Tayyip Erdoğan, başkanlığını kotarabilmek için canla başla çalışıyor. Nasıl olsa değişecek deyip Anayasanın Cumhurbaşkanının yetki ve görevlerini tanımlayan maddelerini delik deşik etti. Suç işliyorsun uyarılarını, suç işlemiyorum diye değil, yargılayamazsınız sözleriyle yanıtlıyor.

Parti liderlerinin espri düzey ve anlayışları; meydanlarda söyledikleri sözlerle birbirlerine karşı kazandıkları üstünlükler ve attıkları goller temel seçim malzemeleri arasında yer alıyor. Düzey olabildiğince düştü.

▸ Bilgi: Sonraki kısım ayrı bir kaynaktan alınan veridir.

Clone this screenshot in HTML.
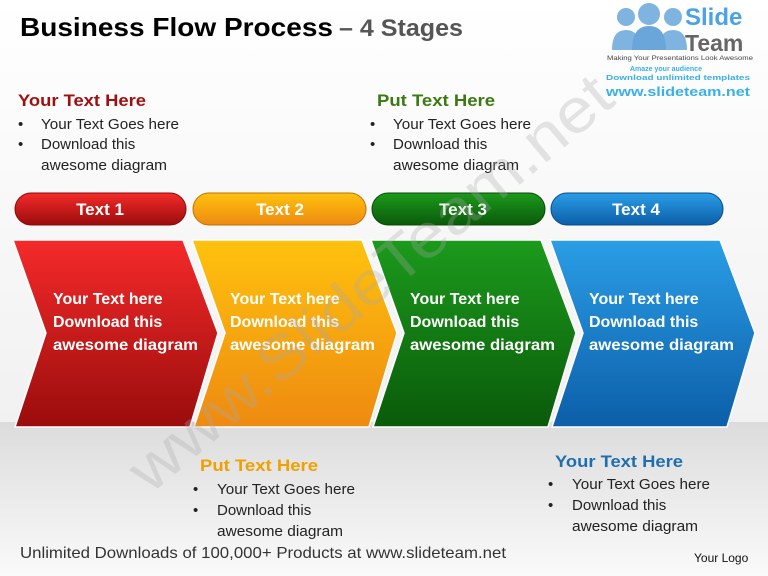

Ülke seçime böyle hazırlanıyor.

Aslında yukarıda sıralananlar, kapitalist ülkelerin sosyal ve ekonomik yapısına göre değişiklikler gösterse de, burjuva siyasetinin vazgeçilmezleri.

Partiler, dayandıkları sınıfın siyasal örgütlerinden başka bir şey değil. Düzen partilerinin açmazı da bu noktada başlıyor. Küçük bir sınıfın çıkarlarını güdeceğim diye kimseden oy isteyemiyorlar. Toplumun geniş kesimlerini, onların çıkarları için var olduklarına ikna edebildikleri ölçüde başarılı sayılıyorlar ve inandırıcılıklarını yitirmeye başladıklarında sermaye, yeni seçenekler sunulması zamanının geldiğini anlıyor.

Nedense düzen partilerinin bu özelliklerini unutup, her seçimde olmadık beklentiler içine giriyoruz.

Düzen partileri yağmayı, sömürüyü neden kaldırmayı istesin? Neden sermayenin kan damarlarını kesmeyi amaçlasın? Sınıflı toplumlarda özgürlük ve demokrasi sözcüklerinin içi ne kadar doldurulabilir?

Yukarıdaki soruları ancak sosyalistler doğru yanıtlayabilir. Ama nedense çoğumuz başaramıyoruz.

Meclise girebilecek partilerin hepsi düzenden yana ama aralarında hiç mi fark yok denebilir. Baktığımız yere bağlı: Söylemlerine bakarsak farklı olduğunu sanırız, söylemleri ile emperyalizmin düşünce ve mali odakları olan DB, AB ve IMF de üretilen raporları karşılaştırdığımızda özde bir fark olmadığını görürüz.

AKP de ileri demokrasi, özgürlükler, şeffaflık, hesap verilebilirlik gibi parlak söylemlerle gelmişti. Bugün geldiği noktayı hepimiz görüyoruz. Ama bunu yalancılığıyla değil, emperyalizmin kriziyle açıklamak zorundayız.

Söylemleri ile yaptıkları arasında fark olan tek iktidar AKP değil. Öncelerde bu konuda çok örnekle karşılaşırız. Özelleştirmeler Anayasaya SHP İktidarında girdi. Özelleştirmeyi iptal eden bir Danıştay kararına fiili imkânsızlık gerekçesini öne sürerek uymayacağını ilan eden ilk iktidar AKP değil SHP’dir. DSP, 2001 yılında yasal olmayan ve Resmi Gazetede yayımlanmadığı için gizli kalan bir Bakanlar Kurulu Kararı çıkararak Yatırım Ortamını İyileştirme Koordinasyon Kurulu adlı bir birim kurdu. Uluslararası tekeller ve TÜSİAD gibi sermaye örgütleri ile Başbakan ve bakanlardan oluşturulan bu birime, sermayenin çıkarına olacak yasa ve kararnameleri hazırlama görevi verildi. Bakanlar Kurulunun metninde; emeğin esnekleştirilmesi, kamu hizmeti zihniyetinin değiştirilmesi gibi hedeflerden söz ediliyordu.

Sosyalizm için mücadele verecek ne gücümüz var ki deyip, on yıllarca düzen partilerini destekledik ve onların önümüzü açmasını bekledik. Onlar demokrasi, özgürlük, laiklik getirecekler ve bizler de açtıkları yoldan ilerleyecektik. Enerjimiz ne sandığa, ne de sokağa yansıdı. Heba olup gitti.

Son sözüm; “başka çare mi var?” diyenlere. Bize önerilenlerin hiç biri çare değil.

Biliyor musunuz? Seçime aslında iki parti giriyor.